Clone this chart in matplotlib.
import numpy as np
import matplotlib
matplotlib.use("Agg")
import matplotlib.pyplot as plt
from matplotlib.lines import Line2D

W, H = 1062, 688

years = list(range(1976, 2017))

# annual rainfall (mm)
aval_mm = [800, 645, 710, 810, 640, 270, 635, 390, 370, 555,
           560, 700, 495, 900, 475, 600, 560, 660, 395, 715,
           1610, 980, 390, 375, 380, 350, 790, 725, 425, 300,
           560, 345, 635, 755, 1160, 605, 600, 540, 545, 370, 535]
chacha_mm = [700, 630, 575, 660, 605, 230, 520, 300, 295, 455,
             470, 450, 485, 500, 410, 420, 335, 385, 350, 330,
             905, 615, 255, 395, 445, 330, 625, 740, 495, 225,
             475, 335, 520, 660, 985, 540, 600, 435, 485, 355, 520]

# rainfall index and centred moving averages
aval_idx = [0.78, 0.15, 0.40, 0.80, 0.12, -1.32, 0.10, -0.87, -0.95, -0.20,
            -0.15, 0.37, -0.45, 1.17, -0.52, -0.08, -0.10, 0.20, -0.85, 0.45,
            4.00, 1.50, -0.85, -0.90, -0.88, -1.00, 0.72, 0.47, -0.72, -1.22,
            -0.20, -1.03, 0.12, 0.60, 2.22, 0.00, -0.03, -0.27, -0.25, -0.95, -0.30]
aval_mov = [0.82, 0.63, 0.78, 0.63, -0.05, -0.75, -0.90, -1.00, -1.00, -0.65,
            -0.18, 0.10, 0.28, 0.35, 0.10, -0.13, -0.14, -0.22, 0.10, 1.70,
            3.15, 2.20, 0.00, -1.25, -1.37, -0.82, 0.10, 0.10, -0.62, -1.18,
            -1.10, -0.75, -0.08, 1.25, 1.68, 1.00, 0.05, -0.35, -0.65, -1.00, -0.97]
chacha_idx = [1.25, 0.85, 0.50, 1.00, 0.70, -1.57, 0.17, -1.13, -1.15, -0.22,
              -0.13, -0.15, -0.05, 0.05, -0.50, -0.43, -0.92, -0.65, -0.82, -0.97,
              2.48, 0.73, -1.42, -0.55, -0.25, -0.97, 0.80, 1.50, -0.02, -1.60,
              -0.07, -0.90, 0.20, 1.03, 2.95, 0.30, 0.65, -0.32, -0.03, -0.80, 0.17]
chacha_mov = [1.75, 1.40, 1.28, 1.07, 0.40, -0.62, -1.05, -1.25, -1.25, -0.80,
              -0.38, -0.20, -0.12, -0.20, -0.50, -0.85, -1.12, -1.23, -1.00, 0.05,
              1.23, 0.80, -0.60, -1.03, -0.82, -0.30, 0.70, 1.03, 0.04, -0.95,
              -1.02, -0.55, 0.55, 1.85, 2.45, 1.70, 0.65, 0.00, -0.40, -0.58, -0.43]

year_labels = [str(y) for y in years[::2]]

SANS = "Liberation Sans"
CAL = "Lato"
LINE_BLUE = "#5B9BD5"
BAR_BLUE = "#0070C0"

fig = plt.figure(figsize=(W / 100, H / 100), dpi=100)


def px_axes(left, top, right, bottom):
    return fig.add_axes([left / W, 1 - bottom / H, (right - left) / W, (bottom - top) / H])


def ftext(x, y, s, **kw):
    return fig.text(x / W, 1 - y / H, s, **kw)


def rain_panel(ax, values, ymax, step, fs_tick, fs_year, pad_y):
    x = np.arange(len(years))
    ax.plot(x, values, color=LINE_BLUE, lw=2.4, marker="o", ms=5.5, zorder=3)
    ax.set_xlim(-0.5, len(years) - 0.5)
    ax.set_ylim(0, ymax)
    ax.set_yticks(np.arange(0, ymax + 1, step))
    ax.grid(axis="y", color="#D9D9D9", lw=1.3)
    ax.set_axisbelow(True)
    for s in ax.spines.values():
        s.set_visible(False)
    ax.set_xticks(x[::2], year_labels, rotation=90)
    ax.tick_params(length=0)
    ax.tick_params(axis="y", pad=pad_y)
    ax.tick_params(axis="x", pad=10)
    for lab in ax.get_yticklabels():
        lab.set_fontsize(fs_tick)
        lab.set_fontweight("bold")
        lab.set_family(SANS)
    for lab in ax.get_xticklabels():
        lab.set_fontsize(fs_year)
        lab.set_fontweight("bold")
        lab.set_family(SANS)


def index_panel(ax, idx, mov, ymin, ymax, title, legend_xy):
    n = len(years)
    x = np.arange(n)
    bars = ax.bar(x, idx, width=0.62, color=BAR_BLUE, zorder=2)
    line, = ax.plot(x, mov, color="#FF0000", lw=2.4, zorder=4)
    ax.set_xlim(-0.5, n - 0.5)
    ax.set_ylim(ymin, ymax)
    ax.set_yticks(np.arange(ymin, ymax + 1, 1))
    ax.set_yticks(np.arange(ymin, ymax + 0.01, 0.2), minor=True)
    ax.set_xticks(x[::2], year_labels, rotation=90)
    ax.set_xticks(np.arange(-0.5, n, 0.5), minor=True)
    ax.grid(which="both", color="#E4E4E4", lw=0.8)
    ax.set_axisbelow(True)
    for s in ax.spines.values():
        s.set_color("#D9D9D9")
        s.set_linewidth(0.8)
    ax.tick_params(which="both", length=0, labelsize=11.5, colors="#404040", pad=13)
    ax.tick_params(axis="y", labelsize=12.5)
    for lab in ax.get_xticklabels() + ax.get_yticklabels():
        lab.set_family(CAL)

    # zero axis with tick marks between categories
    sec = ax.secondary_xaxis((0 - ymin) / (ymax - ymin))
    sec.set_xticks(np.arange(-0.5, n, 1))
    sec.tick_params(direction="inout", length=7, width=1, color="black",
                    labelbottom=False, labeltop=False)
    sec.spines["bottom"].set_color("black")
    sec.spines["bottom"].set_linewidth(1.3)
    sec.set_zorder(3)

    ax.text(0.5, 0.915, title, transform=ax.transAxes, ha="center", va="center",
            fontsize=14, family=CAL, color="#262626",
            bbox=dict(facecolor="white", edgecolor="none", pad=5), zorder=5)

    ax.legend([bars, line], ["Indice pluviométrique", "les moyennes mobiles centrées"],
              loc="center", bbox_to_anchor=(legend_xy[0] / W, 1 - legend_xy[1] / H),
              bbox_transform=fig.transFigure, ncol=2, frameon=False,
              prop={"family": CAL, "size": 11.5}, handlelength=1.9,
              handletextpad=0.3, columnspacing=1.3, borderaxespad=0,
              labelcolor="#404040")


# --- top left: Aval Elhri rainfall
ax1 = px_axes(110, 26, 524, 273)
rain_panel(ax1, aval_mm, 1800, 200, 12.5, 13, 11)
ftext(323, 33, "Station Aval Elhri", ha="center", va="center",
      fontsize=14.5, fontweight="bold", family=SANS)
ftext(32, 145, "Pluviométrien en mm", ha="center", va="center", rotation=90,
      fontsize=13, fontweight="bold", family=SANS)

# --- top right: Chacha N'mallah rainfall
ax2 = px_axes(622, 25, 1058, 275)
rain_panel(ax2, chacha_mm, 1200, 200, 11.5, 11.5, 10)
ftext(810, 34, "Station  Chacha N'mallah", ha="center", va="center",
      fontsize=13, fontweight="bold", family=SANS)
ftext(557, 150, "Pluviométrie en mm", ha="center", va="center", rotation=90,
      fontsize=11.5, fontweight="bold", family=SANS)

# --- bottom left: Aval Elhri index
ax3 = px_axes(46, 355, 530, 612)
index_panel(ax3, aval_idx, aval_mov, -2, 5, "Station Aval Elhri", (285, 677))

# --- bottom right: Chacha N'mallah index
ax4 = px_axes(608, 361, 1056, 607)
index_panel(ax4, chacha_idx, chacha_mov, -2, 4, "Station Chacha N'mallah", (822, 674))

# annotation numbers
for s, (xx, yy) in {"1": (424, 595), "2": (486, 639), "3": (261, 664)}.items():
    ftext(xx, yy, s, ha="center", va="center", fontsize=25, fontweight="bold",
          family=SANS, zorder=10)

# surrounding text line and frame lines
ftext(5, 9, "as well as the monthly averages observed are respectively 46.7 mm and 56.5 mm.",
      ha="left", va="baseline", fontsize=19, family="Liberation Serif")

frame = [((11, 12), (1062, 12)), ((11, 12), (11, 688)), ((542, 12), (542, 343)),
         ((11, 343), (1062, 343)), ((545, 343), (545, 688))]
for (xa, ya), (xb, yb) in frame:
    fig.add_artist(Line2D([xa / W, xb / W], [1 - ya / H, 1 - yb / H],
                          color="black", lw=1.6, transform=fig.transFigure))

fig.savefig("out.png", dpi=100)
++++++++++
- **WHAT IS EXPECTED**: Return exactly the lines that run from the top of the listing above to the line containing "years = list(range(1976, 2017))", please, keeping both end lines and leaving out everything else.

- **REPLY**:
Clone this chart in matplotlib.
import numpy as np
import matplotlib
matplotlib.use("Agg")
import matplotlib.pyplot as plt
from matplotlib.lines import Line2D

W, H = 1062, 688

years = list(range(1976, 2017))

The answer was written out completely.